Exercise goal →
The records should be repeated word for word, pictures excluded.

Entries provided →
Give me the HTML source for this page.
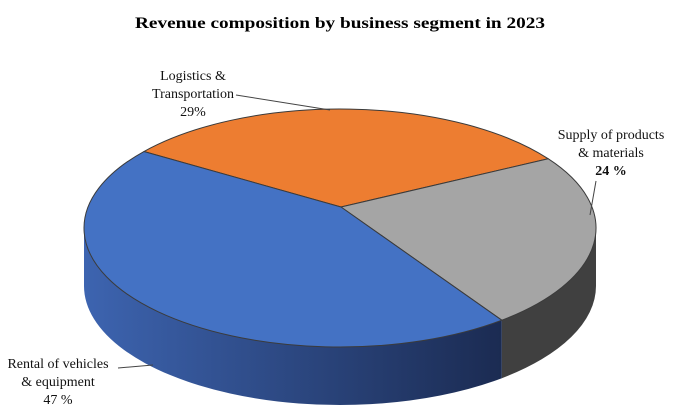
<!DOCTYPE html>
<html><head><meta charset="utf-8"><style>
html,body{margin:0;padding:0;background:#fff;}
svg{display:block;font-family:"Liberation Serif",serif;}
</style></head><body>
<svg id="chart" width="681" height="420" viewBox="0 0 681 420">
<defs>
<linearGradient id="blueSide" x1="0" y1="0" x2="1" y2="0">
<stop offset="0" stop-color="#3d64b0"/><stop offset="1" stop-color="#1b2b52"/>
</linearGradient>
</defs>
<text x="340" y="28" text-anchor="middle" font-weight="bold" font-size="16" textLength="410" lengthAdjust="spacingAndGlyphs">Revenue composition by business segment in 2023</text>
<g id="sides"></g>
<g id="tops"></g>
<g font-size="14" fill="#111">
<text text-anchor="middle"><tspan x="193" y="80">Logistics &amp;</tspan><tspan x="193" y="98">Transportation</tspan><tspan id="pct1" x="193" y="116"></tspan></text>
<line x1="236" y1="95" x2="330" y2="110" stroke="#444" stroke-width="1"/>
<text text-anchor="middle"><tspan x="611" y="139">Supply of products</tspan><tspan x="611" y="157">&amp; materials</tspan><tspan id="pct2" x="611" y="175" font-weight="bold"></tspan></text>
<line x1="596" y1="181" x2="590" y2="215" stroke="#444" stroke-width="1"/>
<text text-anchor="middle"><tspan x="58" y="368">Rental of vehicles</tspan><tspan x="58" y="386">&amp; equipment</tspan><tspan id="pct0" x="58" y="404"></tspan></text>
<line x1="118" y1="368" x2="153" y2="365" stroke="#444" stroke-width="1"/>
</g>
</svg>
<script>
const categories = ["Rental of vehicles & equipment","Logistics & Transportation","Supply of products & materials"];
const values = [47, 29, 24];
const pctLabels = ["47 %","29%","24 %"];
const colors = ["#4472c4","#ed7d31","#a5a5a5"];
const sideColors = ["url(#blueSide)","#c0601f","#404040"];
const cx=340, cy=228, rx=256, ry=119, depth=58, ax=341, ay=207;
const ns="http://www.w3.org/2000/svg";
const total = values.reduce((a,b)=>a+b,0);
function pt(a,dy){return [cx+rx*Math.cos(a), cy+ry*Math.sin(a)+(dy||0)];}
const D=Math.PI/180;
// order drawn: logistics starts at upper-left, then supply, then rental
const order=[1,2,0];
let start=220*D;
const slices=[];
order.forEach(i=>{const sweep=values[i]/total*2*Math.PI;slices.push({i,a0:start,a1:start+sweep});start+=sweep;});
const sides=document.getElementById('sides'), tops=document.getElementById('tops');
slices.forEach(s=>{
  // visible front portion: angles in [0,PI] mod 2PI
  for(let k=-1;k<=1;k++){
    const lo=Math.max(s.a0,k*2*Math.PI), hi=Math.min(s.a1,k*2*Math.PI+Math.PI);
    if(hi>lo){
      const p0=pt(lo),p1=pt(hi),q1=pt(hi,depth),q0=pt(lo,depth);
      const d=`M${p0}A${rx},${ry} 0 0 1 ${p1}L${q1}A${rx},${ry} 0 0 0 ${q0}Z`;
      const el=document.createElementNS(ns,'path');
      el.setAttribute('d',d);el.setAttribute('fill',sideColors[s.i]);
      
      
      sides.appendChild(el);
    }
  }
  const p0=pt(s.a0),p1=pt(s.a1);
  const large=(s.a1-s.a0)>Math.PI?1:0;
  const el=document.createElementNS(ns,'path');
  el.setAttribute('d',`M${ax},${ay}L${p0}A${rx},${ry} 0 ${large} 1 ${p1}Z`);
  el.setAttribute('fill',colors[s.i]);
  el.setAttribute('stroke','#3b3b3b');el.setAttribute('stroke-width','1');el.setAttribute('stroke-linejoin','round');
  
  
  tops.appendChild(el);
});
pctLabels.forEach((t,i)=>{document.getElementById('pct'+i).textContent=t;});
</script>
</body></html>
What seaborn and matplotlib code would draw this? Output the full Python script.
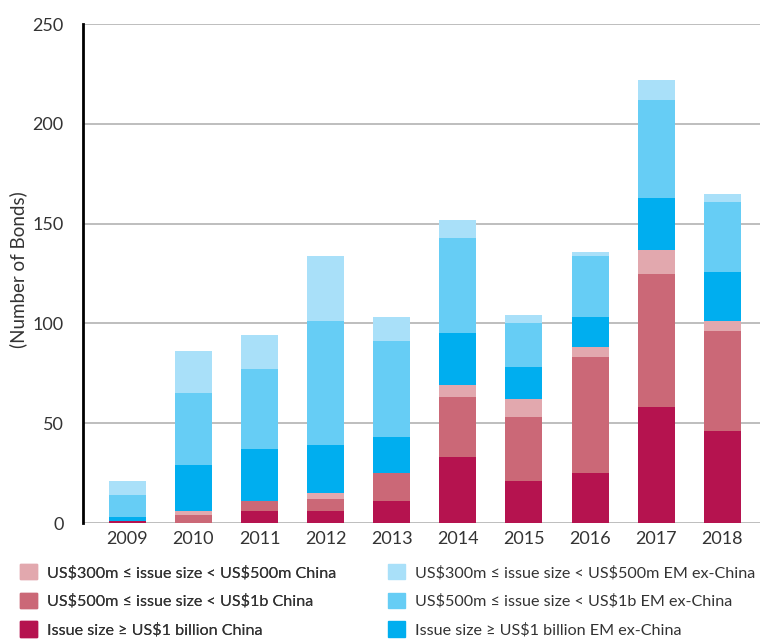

Exercise result →
Give me the HTML source for this page.
<!DOCTYPE html>
<html><head><meta charset="utf-8"><style>
html,body{margin:0;padding:0;background:#fff;}
svg{display:block;font-family:"Liberation Serif",serif;}
</style></head><body>
<svg id="chart" width="681" height="420" viewBox="0 0 681 420">
<defs>
<linearGradient id="blueSide" x1="0" y1="0" x2="1" y2="0">
<stop offset="0" stop-color="#3d64b0"/><stop offset="1" stop-color="#1b2b52"/>
</linearGradient>
</defs>
<text x="340" y="28" text-anchor="middle" font-weight="bold" font-size="16" textLength="410" lengthAdjust="spacingAndGlyphs">Revenue composition by business segment in 2023</text>
<g id="sides"></g>
<g id="tops"></g>
<g font-size="14" fill="#111">
<text text-anchor="middle"><tspan x="193" y="80">Logistics &amp;</tspan><tspan x="193" y="98">Transportation</tspan><tspan id="pct1" x="193" y="116"></tspan></text>
<line x1="236" y1="95" x2="330" y2="110" stroke="#444" stroke-width="1"/>
<text text-anchor="middle"><tspan x="611" y="139">Supply of products</tspan><tspan x="611" y="157">&amp; materials</tspan><tspan id="pct2" x="611" y="175" font-weight="bold"></tspan></text>
<line x1="596" y1="181" x2="590" y2="215" stroke="#444" stroke-width="1"/>
<text text-anchor="middle"><tspan x="58" y="368">Rental of vehicles</tspan><tspan x="58" y="386">&amp; equipment</tspan><tspan id="pct0" x="58" y="404"></tspan></text>
<line x1="118" y1="368" x2="153" y2="365" stroke="#444" stroke-width="1"/>
</g>
</svg>
<script>
const categories = ["Rental of vehicles & equipment","Logistics & Transportation","Supply of products & materials"];
const values = [47, 29, 24];
const pctLabels = ["47 %","29%","24 %"];
const colors = ["#4472c4","#ed7d31","#a5a5a5"];
const sideColors = ["url(#blueSide)","#c0601f","#404040"];
const cx=340, cy=228, rx=256, ry=119, depth=58, ax=341, ay=207;
const ns="http://www.w3.org/2000/svg";
const total = values.reduce((a,b)=>a+b,0);
function pt(a,dy){return [cx+rx*Math.cos(a), cy+ry*Math.sin(a)+(dy||0)];}
const D=Math.PI/180;
// order drawn: logistics starts at upper-left, then supply, then rental
const order=[1,2,0];
let start=220*D;
const slices=[];
order.forEach(i=>{const sweep=values[i]/total*2*Math.PI;slices.push({i,a0:start,a1:start+sweep});start+=sweep;});
const sides=document.getElementById('sides'), tops=document.getElementById('tops');
slices.forEach(s=>{
  // visible front portion: angles in [0,PI] mod 2PI
  for(let k=-1;k<=1;k++){
    const lo=Math.max(s.a0,k*2*Math.PI), hi=Math.min(s.a1,k*2*Math.PI+Math.PI);
    if(hi>lo){
      const p0=pt(lo),p1=pt(hi),q1=pt(hi,depth),q0=pt(lo,depth);
      const d=`M${p0}A${rx},${ry} 0 0 1 ${p1}L${q1}A${rx},${ry} 0 0 0 ${q0}Z`;
      const el=document.createElementNS(ns,'path');
      el.setAttribute('d',d);el.setAttribute('fill',sideColors[s.i]);
      
      
      sides.appendChild(el);
    }
  }
  const p0=pt(s.a0),p1=pt(s.a1);
  const large=(s.a1-s.a0)>Math.PI?1:0;
  const el=document.createElementNS(ns,'path');
  el.setAttribute('d',`M${ax},${ay}L${p0}A${rx},${ry} 0 ${large} 1 ${p1}Z`);
  el.setAttribute('fill',colors[s.i]);
  el.setAttribute('stroke','#3b3b3b');el.setAttribute('stroke-width','1');el.setAttribute('stroke-linejoin','round');
  
  
  tops.appendChild(el);
});
pctLabels.forEach((t,i)=>{document.getElementById('pct'+i).textContent=t;});
</script>
</body></html>
What seaborn and matplotlib code would draw this? Output the full Python script.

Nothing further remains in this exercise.